GOVERNMENT officials will be told by the fleet industry that taxing employee car ownership schemes will result in company motorists driving poorly-maintained and higher-polluting vehicles.

The view will be put to HM Revenue & Customs (HMRC) as part of its review of future tax policies and employee car ownership (ECO) schemes.

It called on fleets to help develop those policies and is hosting a series of meetings with industry figures, the first of which was held on Tuesday.

Executives from GE Commercial Finance, Fleet Services will attend one of the meetings where they will warn that taxing ECO contributions by employers, which are currently tax free, could lead to ‘more companies adopting uncontrolled cash-for-car schemes which would, in turn, see more poorly maintained, higher polluting vehicles adopted for use as day-to-day company transport’.

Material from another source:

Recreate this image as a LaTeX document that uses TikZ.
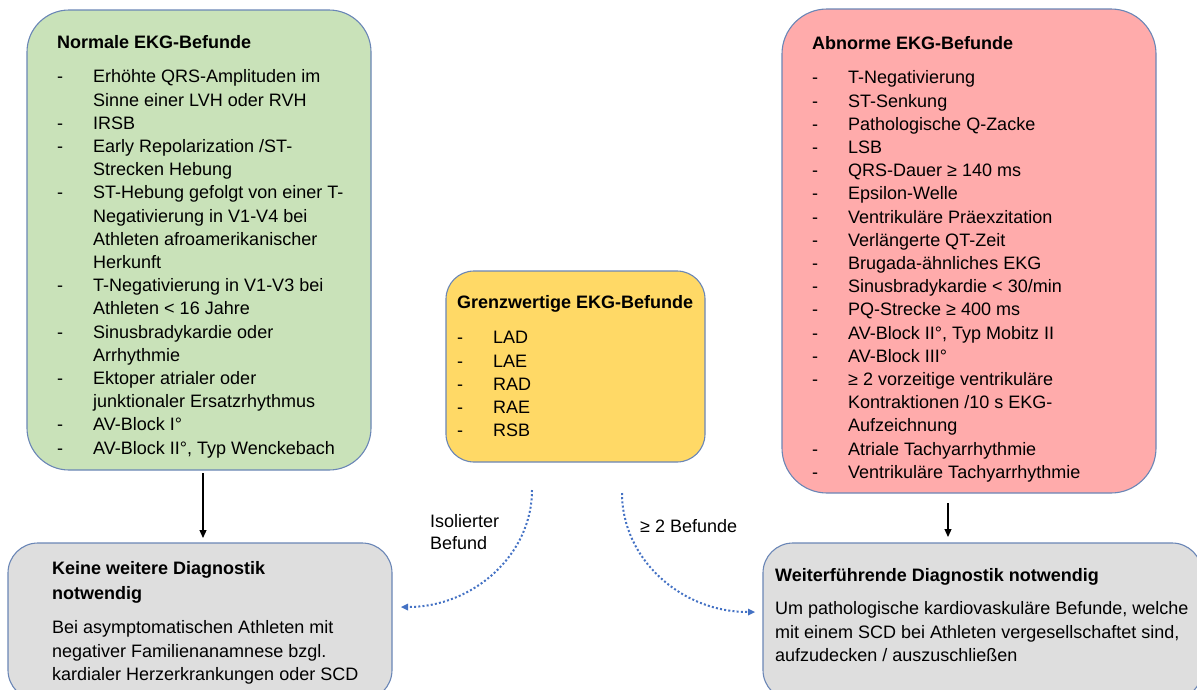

The company’s head of structured finance, Gary Killeen, said: ‘At the heart of this debate is the difference between ECO schemes and cash-for-car. An ECO scheme sees a company give its employees the option to move out of traditional company cars in a controlled and well managed fashion, ensuring that they drive well maintained, safe and environmentally responsible vehicles.

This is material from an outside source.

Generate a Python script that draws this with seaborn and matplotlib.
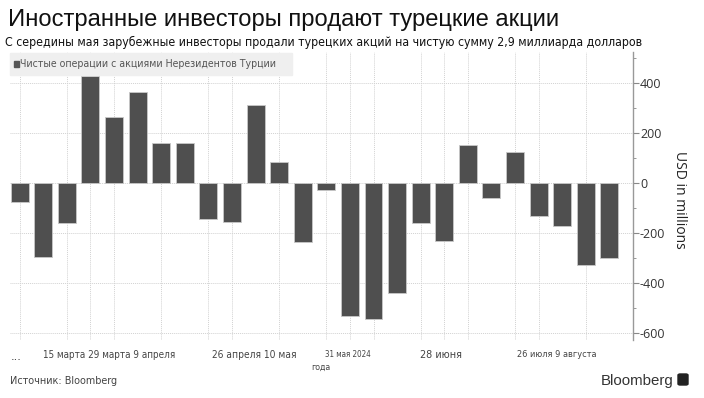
import numpy as np
import pandas as pd
import seaborn as sns
import matplotlib.pyplot as plt
from matplotlib.patches import Rectangle, FancyBboxPatch
from matplotlib.ticker import MultipleLocator

# weekly net flows (Fridays, 2024), USD millions
weeks = ["2024-02-23", "2024-03-01", "2024-03-08", "2024-03-15", "2024-03-22",
         "2024-03-29", "2024-04-05", "2024-04-12", "2024-04-19", "2024-04-26",
         "2024-05-03", "2024-05-10", "2024-05-17", "2024-05-24", "2024-05-31",
         "2024-06-07", "2024-06-14", "2024-06-21", "2024-06-28", "2024-07-05",
         "2024-07-12", "2024-07-19", "2024-07-26", "2024-08-02", "2024-08-09",
         "2024-08-16"]
net_flows = [-76, -293, -157, 429, 267, 365, 161, 161, -143, -153, 313, 85, -233,
             -27, -531, -544, -440, -159, -229, 155, -57, 124, -129, -169, -325, -300]

y_ticks = [-600, -400, -200, 0, 200, 400]
grid_weeks = [0, 2, 3, 4, 6, 8, 9, 11, 13, 14, 15, 17, 18, 19, 21, 22, 24]

# x labels as they sit under the axis: (text, position in bars, align, row, width px)
x_labels = [
    ("...", -0.16, "center", 0, 11),
    ("15 марта 29 марта 9 апреля", 0.99, "left", 0, 132),
    ("26 апреля 10 мая", 8.15, "left", 0, 84),
    ("31 мая 2024", 13.9, "center", 0, 46),
    ("года", 12.75, "center", 1, 19),
    ("28 июня", 17.85, "center", 0, 42),
    ("26 июля 9 августа", 21.1, "left", 0, 80),
]

title = "Иностранные инвесторы продают турецкие акции"
subtitle = ("С середины мая зарубежные инвесторы продали турецких акций "
            "на чистую сумму 2,9 миллиарда долларов")
series_name = "Чистые операции с акциями Нерезидентов Турции"

W, H = 704, 398
sns.set_theme(style="white")
plt.rcParams["axes.unicode_minus"] = False
plt.rcParams["font.family"] = ["Liberation Sans", "DejaVu Sans"]
narrow = dict(family=["DejaVu Sans"], stretch="condensed")

df = pd.DataFrame({"week": weeks, "flow": net_flows})

fig = plt.figure(figsize=(W / 100, H / 100), dpi=100)
ax = fig.add_axes([10 / W, 1 - 340 / H, 623 / W, 288 / H])
renderer = fig.canvas.get_renderer()


def fit_width(t, target):
    # scale a text so that it spans target pixels, like the reference
    w = t.get_window_extent(renderer).width
    if w > 0:
        t.set_fontsize(t.get_fontsize() * target / w)


sns.barplot(data=df, x="week", y="flow", color="#4f4f4f", saturation=1,
            width=0.76, edgecolor="#c8c8c8", linewidth=0.6, ax=ax, zorder=3)
if ax.get_legend() is not None:
    ax.get_legend().remove()

ax.set_xlim(-0.41, 26.0)
ax.set_ylim(-627, 525)
ax.set_xlabel("")
ax.set_ylabel("")

ax.set_xticks(grid_weeks)
ax.set_xticklabels([""] * len(grid_weeks))
ax.tick_params(axis="x", length=0)

ax.yaxis.tick_right()
ax.set_yticks(y_ticks)
ax.yaxis.set_minor_locator(MultipleLocator(100))
ax.tick_params(axis="y", which="major", length=4, width=0.8, color="#888888",
               labelsize=9, labelcolor="#333333", pad=1)
ax.tick_params(axis="y", which="minor", length=2.5, width=0.6, color="#888888")
for lab in ax.get_yticklabels():
    lab.set_family(["Open Sans", "DejaVu Sans"])

ax.grid(True, which="major", color="#d2d2d2", linestyle=(0, (1, 1)), linewidth=0.7)
for side in ["top", "left", "bottom"]:
    ax.spines[side].set_visible(False)
ax.spines["right"].set_color("#999999")
ax.spines["right"].set_linewidth(1.0)

# x labels
for text, pos, ha, row, width in x_labels:
    t = ax.text(pos, -0.035 - row * 0.045, text, transform=ax.get_xaxis_transform(),
                ha=ha, va="top", fontsize=8, color="#444444", **narrow)
    fit_width(t, width)

# legend box (drawn by hand so the text can be narrow)
fig.add_artist(Rectangle((10 / W, 1 - 75 / H), 282 / W, 22 / H,
                         transform=fig.transFigure, color="#efefef", zorder=4))
fig.add_artist(Rectangle((14 / W, 1 - 67 / H), 5 / W, 6 / H,
                         transform=fig.transFigure, color="#555555", zorder=5))
lt = fig.text(20 / W, 1 - 64 / H, series_name, ha="left", va="center", fontsize=8.5,
              color="#555555", zorder=5, **narrow)
fit_width(lt, 257)

fig.text(680 / W, 1 - 200 / H, "USD in millions", rotation=270, ha="center",
         va="center", fontsize=10, color="#222222", family=["Open Sans", "DejaVu Sans"])

tt = fig.text(8 / W, 1 - 20 / H, title, ha="left", va="center", fontsize=16,
              color="#111111")
fit_width(tt, 552)
st = fig.text(5 / W, 1 - 42 / H, subtitle, ha="left", va="center", fontsize=10.5,
              color="#111111", **narrow)
fit_width(st, 643)

ft = fig.text(10 / W, 1 - 381 / H, "Источник: Bloomberg", ha="left", va="center",
              fontsize=9, color="#444444", **narrow)
fit_width(ft, 107)
bt = fig.text(673 / W, 1 - 381 / H, "Bloomberg", ha="right", va="center",
              fontsize=10, color="#333333")
fit_width(bt, 73)
fig.add_artist(FancyBboxPatch((678 / W, 1 - 385 / H), 10 / W, 11 / H,
                              boxstyle="round,pad=0,rounding_size=0.003",
                              transform=fig.transFigure, color="#222222"))

fig.savefig("out.png", dpi=100)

‘In contrast, cash-for-car means that an employer is basically attempting to opt out of any responsibility for the cars driven on business by their employees. As a result, the cars used are generally older, more polluting and not maintained to the standard of a company car or ECO vehicle.’

One company that specialises in ECO schemes says its own research suggests that the vast majority of drivers feel a strong sense of ownership for their ECO car.

Bosses at Provecta Car Plan call this the ‘ethic of ownership’ and claim that it reduces company running costs because drivers cover fewer miles and take more care of their vehicle.